● ENTRIES PROVIDED:
● ● ●

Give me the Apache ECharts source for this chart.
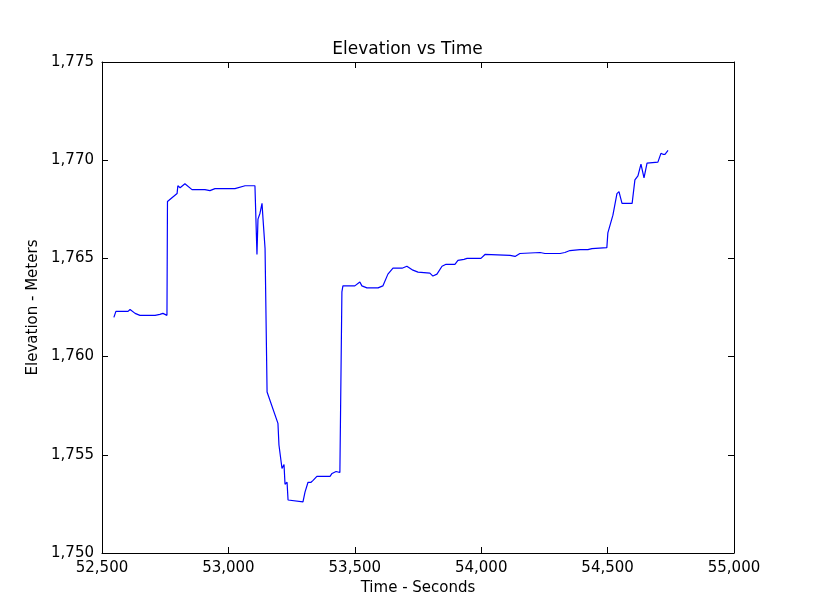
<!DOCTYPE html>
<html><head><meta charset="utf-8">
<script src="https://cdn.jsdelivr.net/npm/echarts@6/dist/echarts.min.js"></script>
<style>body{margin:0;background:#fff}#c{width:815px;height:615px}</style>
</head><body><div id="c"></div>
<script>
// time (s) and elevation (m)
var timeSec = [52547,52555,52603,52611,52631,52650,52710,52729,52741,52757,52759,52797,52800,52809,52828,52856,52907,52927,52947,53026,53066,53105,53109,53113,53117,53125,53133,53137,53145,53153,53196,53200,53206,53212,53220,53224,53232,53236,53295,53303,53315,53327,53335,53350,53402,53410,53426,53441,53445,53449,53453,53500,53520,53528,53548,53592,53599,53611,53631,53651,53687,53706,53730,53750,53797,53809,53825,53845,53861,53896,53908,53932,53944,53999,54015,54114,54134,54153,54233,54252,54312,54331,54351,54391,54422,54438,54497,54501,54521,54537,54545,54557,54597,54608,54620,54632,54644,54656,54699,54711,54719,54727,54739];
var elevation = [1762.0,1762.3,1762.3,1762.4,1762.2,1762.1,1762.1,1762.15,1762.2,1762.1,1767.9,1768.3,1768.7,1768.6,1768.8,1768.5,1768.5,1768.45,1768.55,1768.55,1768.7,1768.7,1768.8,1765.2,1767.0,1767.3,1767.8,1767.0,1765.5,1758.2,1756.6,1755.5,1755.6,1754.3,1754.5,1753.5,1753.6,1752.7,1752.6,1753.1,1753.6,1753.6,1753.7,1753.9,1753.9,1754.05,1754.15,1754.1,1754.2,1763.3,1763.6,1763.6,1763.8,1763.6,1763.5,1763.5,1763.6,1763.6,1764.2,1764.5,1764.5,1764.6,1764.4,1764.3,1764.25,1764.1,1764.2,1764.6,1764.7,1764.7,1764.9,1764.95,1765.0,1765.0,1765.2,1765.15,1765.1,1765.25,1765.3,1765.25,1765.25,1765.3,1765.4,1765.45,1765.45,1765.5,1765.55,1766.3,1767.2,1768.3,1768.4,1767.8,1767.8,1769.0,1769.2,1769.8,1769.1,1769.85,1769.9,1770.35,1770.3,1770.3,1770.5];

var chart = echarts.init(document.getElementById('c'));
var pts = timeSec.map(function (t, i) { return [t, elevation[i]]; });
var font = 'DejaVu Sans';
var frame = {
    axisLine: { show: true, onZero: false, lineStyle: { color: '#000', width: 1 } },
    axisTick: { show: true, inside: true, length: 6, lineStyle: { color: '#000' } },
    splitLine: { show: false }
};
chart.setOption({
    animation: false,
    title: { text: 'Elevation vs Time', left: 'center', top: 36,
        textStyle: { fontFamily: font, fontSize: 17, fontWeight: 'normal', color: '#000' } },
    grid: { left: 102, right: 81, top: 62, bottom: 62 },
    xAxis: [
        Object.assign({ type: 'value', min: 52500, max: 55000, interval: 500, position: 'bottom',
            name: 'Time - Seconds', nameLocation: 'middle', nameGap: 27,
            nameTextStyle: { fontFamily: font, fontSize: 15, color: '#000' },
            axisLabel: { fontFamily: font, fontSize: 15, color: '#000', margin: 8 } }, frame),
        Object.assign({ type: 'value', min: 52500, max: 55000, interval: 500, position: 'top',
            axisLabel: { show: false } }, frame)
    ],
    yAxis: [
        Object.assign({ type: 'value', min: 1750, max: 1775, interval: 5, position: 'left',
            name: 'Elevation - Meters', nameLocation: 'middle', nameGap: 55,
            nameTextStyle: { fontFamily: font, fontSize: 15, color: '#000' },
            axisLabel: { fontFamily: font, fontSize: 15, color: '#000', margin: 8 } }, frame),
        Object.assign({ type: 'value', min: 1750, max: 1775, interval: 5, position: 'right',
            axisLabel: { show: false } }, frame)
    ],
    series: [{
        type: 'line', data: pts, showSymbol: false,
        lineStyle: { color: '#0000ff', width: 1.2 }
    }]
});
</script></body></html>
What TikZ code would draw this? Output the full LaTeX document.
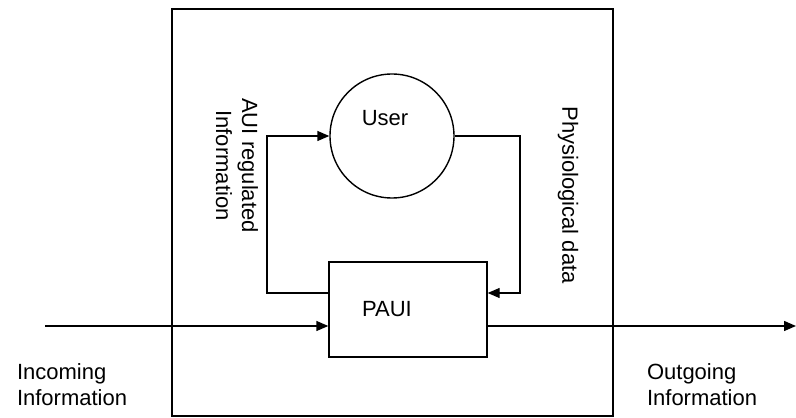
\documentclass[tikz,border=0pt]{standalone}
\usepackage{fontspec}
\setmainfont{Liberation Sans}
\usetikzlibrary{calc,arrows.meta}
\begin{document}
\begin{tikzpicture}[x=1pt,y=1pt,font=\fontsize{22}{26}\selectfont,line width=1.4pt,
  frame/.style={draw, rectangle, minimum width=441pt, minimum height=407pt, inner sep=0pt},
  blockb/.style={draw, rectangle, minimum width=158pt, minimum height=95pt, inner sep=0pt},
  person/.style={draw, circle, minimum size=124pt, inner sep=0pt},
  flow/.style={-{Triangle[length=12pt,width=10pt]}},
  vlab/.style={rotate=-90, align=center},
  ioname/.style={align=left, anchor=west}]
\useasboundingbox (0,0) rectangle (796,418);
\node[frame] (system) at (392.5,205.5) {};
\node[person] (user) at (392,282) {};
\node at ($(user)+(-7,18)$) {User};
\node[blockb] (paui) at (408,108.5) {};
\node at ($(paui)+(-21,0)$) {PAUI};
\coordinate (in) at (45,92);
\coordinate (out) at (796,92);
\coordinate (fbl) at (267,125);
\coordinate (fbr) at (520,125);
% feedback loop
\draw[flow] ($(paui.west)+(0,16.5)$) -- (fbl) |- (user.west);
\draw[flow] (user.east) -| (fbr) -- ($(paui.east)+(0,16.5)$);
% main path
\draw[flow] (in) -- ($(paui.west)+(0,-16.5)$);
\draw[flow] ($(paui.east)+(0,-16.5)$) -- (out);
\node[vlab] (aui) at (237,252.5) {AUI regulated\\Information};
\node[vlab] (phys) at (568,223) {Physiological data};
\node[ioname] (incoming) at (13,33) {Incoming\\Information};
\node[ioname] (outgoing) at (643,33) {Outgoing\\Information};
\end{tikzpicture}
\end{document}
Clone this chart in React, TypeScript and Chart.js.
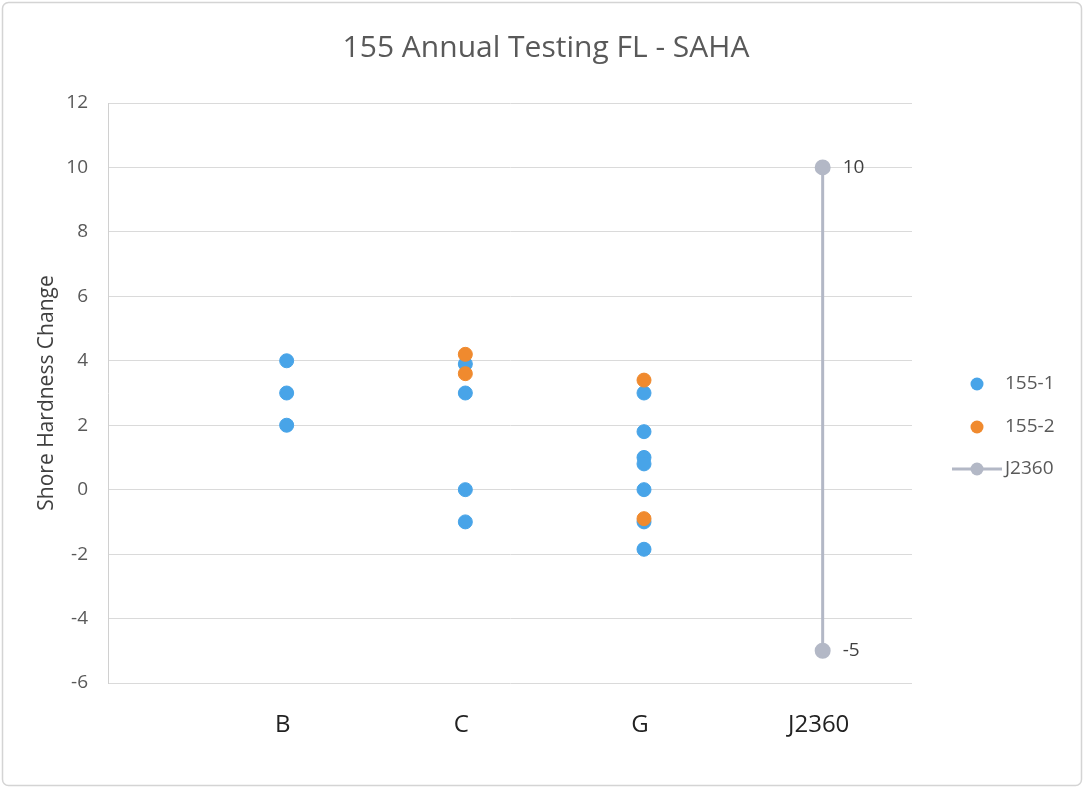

● ● ●

● GIVEN TASK: Without the pictures, extract every entry verbatim.

● ANSWER BELOW:
Give me the Apache ECharts source for this chart.
<!DOCTYPE html>
<html><head><meta charset="utf-8">
<script src="https://cdn.jsdelivr.net/npm/echarts@6/dist/echarts.min.js"></script>
<style>body{margin:0;background:#fff}#c{width:815px;height:615px}</style>
</head><body><div id="c"></div>
<script>
// time (s) and elevation (m)
var timeSec = [52547,52555,52603,52611,52631,52650,52710,52729,52741,52757,52759,52797,52800,52809,52828,52856,52907,52927,52947,53026,53066,53105,53109,53113,53117,53125,53133,53137,53145,53153,53196,53200,53206,53212,53220,53224,53232,53236,53295,53303,53315,53327,53335,53350,53402,53410,53426,53441,53445,53449,53453,53500,53520,53528,53548,53592,53599,53611,53631,53651,53687,53706,53730,53750,53797,53809,53825,53845,53861,53896,53908,53932,53944,53999,54015,54114,54134,54153,54233,54252,54312,54331,54351,54391,54422,54438,54497,54501,54521,54537,54545,54557,54597,54608,54620,54632,54644,54656,54699,54711,54719,54727,54739];
var elevation = [1762.0,1762.3,1762.3,1762.4,1762.2,1762.1,1762.1,1762.15,1762.2,1762.1,1767.9,1768.3,1768.7,1768.6,1768.8,1768.5,1768.5,1768.45,1768.55,1768.55,1768.7,1768.7,1768.8,1765.2,1767.0,1767.3,1767.8,1767.0,1765.5,1758.2,1756.6,1755.5,1755.6,1754.3,1754.5,1753.5,1753.6,1752.7,1752.6,1753.1,1753.6,1753.6,1753.7,1753.9,1753.9,1754.05,1754.15,1754.1,1754.2,1763.3,1763.6,1763.6,1763.8,1763.6,1763.5,1763.5,1763.6,1763.6,1764.2,1764.5,1764.5,1764.6,1764.4,1764.3,1764.25,1764.1,1764.2,1764.6,1764.7,1764.7,1764.9,1764.95,1765.0,1765.0,1765.2,1765.15,1765.1,1765.25,1765.3,1765.25,1765.25,1765.3,1765.4,1765.45,1765.45,1765.5,1765.55,1766.3,1767.2,1768.3,1768.4,1767.8,1767.8,1769.0,1769.2,1769.8,1769.1,1769.85,1769.9,1770.35,1770.3,1770.3,1770.5];

var chart = echarts.init(document.getElementById('c'));
var pts = timeSec.map(function (t, i) { return [t, elevation[i]]; });
var font = 'DejaVu Sans';
var frame = {
    axisLine: { show: true, onZero: false, lineStyle: { color: '#000', width: 1 } },
    axisTick: { show: true, inside: true, length: 6, lineStyle: { color: '#000' } },
    splitLine: { show: false }
};
chart.setOption({
    animation: false,
    title: { text: 'Elevation vs Time', left: 'center', top: 36,
        textStyle: { fontFamily: font, fontSize: 17, fontWeight: 'normal', color: '#000' } },
    grid: { left: 102, right: 81, top: 62, bottom: 62 },
    xAxis: [
        Object.assign({ type: 'value', min: 52500, max: 55000, interval: 500, position: 'bottom',
            name: 'Time - Seconds', nameLocation: 'middle', nameGap: 27,
            nameTextStyle: { fontFamily: font, fontSize: 15, color: '#000' },
            axisLabel: { fontFamily: font, fontSize: 15, color: '#000', margin: 8 } }, frame),
        Object.assign({ type: 'value', min: 52500, max: 55000, interval: 500, position: 'top',
            axisLabel: { show: false } }, frame)
    ],
    yAxis: [
        Object.assign({ type: 'value', min: 1750, max: 1775, interval: 5, position: 'left',
            name: 'Elevation - Meters', nameLocation: 'middle', nameGap: 55,
            nameTextStyle: { fontFamily: font, fontSize: 15, color: '#000' },
            axisLabel: { fontFamily: font, fontSize: 15, color: '#000', margin: 8 } }, frame),
        Object.assign({ type: 'value', min: 1750, max: 1775, interval: 5, position: 'right',
            axisLabel: { show: false } }, frame)
    ],
    series: [{
        type: 'line', data: pts, showSymbol: false,
        lineStyle: { color: '#0000ff', width: 1.2 }
    }]
});
</script></body></html>
What TikZ code would draw this? Output the full LaTeX document.
\documentclass[tikz,border=0pt]{standalone}
\usepackage{fontspec}
\setmainfont{Liberation Sans}
\usetikzlibrary{calc,arrows.meta}
\begin{document}
\begin{tikzpicture}[x=1pt,y=1pt,font=\fontsize{22}{26}\selectfont,line width=1.4pt,
  frame/.style={draw, rectangle, minimum width=441pt, minimum height=407pt, inner sep=0pt},
  blockb/.style={draw, rectangle, minimum width=158pt, minimum height=95pt, inner sep=0pt},
  person/.style={draw, circle, minimum size=124pt, inner sep=0pt},
  flow/.style={-{Triangle[length=12pt,width=10pt]}},
  vlab/.style={rotate=-90, align=center},
  ioname/.style={align=left, anchor=west}]
\useasboundingbox (0,0) rectangle (796,418);
\node[frame] (system) at (392.5,205.5) {};
\node[person] (user) at (392,282) {};
\node at ($(user)+(-7,18)$) {User};
\node[blockb] (paui) at (408,108.5) {};
\node at ($(paui)+(-21,0)$) {PAUI};
\coordinate (in) at (45,92);
\coordinate (out) at (796,92);
\coordinate (fbl) at (267,125);
\coordinate (fbr) at (520,125);
% feedback loop
\draw[flow] ($(paui.west)+(0,16.5)$) -- (fbl) |- (user.west);
\draw[flow] (user.east) -| (fbr) -- ($(paui.east)+(0,16.5)$);
% main path
\draw[flow] (in) -- ($(paui.west)+(0,-16.5)$);
\draw[flow] ($(paui.east)+(0,-16.5)$) -- (out);
\node[vlab] (aui) at (237,252.5) {AUI regulated\\Information};
\node[vlab] (phys) at (568,223) {Physiological data};
\node[ioname] (incoming) at (13,33) {Incoming\\Information};
\node[ioname] (outgoing) at (643,33) {Outgoing\\Information};
\end{tikzpicture}
\end{document}
Clone this chart in React, TypeScript and Chart.js.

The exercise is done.